Last night I was wondering out loud on Twitter whether all children still receive their entitlement to a “balanced and broadly based” curriculum. The question came into my mind because I had been trying to get some information about the Year 7 SATs resits that the government is introducing from December 2017. I was thinking about what can happen in Year 6 at the moment, where a narrow focus on ‘passing SATs’ can become the be-all and end-all of the final year of primary. And I was wondering how this might filter into Year 7, with the introduction of the new tests. After my tweet, I was sent stories of schools where PE has been dropped from the Year 6 curriculum, and others that have days on which children do double Maths and double English, instead of anything resembling a normal school day. And I got to worrying a lot about how the first year of secondary school will look for the children who take the tests in May and who do not reach the “expected standard”. At the moment, this page offers minimal clues about the DfE’s plans:
“We will introduce compulsory resit tests in December 2017 in English reading and maths for year 7 pupils who do not reach the required standard at the end of key stage 2. Sample tests will be available in December 2016 to help schools prepare.
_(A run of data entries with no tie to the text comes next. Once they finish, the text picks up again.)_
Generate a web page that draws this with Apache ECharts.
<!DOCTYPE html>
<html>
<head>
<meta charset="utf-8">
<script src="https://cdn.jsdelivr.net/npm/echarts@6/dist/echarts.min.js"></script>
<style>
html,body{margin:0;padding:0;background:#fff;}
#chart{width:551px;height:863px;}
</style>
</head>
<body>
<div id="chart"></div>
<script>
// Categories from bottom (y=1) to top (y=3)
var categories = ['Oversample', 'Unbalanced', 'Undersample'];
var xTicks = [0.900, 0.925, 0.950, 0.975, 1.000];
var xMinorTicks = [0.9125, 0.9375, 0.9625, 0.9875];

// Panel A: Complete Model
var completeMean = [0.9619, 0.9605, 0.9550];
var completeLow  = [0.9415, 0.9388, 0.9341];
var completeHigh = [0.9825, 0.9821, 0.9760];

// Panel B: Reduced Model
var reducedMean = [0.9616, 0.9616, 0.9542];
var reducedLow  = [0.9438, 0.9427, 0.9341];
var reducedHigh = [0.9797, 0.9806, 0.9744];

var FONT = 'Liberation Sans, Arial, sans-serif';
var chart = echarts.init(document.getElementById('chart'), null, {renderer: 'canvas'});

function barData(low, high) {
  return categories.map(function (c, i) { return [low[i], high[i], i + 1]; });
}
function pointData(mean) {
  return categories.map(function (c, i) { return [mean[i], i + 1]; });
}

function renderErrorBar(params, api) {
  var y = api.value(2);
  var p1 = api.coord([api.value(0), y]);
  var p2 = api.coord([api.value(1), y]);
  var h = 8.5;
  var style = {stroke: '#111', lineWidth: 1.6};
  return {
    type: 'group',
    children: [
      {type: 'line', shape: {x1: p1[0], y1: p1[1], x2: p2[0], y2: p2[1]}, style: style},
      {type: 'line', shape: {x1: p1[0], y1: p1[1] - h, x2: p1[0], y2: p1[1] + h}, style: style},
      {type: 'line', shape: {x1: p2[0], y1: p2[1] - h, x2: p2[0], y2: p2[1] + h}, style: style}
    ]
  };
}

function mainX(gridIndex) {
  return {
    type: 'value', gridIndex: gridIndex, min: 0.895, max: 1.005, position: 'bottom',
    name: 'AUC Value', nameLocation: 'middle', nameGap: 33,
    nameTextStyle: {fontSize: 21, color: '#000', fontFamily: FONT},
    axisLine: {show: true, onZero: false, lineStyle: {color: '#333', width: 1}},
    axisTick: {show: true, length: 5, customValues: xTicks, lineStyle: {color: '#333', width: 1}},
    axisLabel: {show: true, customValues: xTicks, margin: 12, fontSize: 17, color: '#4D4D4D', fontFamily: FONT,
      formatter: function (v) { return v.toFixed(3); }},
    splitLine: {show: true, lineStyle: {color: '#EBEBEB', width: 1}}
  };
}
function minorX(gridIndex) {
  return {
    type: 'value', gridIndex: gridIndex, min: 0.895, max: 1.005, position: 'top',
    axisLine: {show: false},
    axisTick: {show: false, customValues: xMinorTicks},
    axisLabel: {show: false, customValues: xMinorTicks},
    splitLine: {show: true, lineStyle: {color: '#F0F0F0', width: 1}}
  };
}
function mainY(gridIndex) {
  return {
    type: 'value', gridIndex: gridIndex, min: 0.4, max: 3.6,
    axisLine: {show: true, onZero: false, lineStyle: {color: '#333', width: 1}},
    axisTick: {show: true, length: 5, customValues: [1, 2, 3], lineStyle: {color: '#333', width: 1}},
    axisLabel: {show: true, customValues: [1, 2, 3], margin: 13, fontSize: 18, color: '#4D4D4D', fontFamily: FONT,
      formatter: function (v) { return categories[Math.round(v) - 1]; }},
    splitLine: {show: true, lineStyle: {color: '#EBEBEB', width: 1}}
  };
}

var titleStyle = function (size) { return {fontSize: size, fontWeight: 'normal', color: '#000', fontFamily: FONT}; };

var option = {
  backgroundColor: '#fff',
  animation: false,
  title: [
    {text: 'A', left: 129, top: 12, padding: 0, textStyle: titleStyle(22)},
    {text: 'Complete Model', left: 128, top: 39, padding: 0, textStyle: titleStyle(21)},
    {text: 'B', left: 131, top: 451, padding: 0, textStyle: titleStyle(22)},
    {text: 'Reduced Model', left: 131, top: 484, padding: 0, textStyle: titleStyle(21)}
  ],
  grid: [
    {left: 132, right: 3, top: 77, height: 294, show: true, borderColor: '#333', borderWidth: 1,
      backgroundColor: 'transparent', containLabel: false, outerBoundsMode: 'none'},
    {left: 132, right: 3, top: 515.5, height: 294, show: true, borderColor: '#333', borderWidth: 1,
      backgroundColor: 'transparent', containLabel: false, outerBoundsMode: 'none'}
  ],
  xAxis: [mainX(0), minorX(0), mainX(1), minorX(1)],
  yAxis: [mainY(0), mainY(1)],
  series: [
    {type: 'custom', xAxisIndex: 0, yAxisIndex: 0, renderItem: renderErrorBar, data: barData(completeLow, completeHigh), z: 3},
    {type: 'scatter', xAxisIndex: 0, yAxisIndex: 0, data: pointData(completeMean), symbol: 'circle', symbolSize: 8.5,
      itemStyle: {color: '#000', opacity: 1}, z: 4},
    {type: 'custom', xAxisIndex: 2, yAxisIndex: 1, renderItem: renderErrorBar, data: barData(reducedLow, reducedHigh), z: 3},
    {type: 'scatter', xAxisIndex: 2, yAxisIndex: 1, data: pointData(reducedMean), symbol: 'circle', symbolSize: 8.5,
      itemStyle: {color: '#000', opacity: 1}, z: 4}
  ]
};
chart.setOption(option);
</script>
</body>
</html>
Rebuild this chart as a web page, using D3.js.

Schools may use these sample tests with their pupils if they wish.”
SATs resits in Year 7 are an absolutely terrible idea, for a veritable host of reasons. The first and most obvious one being that it is crazy to expect secondary schools to be able to get a child to reach the ‘expected standard’ in three months (after a long summer holiday) when his or her primary school did not get him or her to that point in seven years. The resit idea seems to rest on the assumption that the child did not ‘pass’ because of a flaw in the primary school, rather than because of some kind of need or learning difficulty in the actual child. The children who will have to resit these tests have already spent their last year of primary mired in failure. What on earth will it do to their confidence to be entered again barely 3 months into their secondary careers? The second reason that this idea is stupid is because of transition: we already know that children drop back in their learning in Year 7. Why on earth would we decide to compound the problems of transition by adding the stress of a test they must ‘pass’ after less than 100 days at a new school? But the biggest reason why this idea is so worrying is because of what will (almost inevitably) happen to the curriculum for these children. I can already imagine the interventions, and the narrow set of subjects, and the after school classes. What kind of way is this to inspire children as they begin a new chapter in their lives?
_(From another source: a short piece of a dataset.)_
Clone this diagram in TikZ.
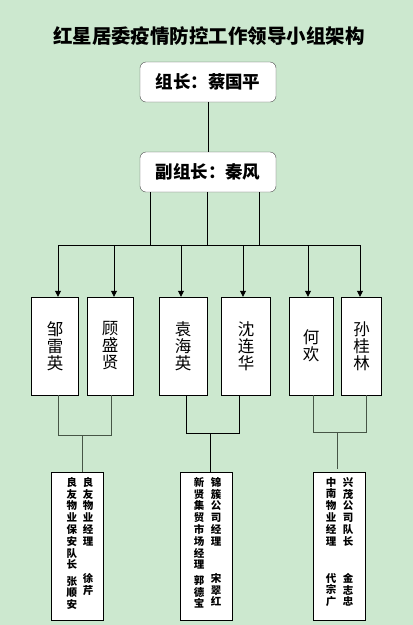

Between the village where I live and the main road into Bristol is a section of road called “The Narrows”. I don’t think that this is the official, ordnance survey map name for this bit of road. It is just a nickname that it has been given in local parlance. As you might have guessed, this section of road is where it literally ‘narrows’, down to a single lane. High, muddy banks close in on either side. Trees loom over the road, cutting out the light. There are regular mud falls from the banks, and bits of stone break loose onto the road. Those of us who live locally understand that, as you approach The Narrows, you need to slow down and check for oncoming traffic. You can’t quite see to the end of the narrow section, so it is all too easy to zoom into The Narrows and then get trapped as a vehicle comes towards you, and another follows behind. There are stories of gridlock in The Narrows, epic tales of people trapped for hours, that have made their way into local folklore. It is incredibly easy to get sucked into The Narrows, and trapped, and it can be horribly hard to break out. This, then, is how I imagine these poor children, made to resit their SATs endlessly, until they finally reach the ‘expected standard’. Trapped in a dark and claustrophobic place called The Narrows. Engaged in an increasingly desperate attempt to break on through to the other side, where the kind of curriculum they are entitled to lies just out of reach.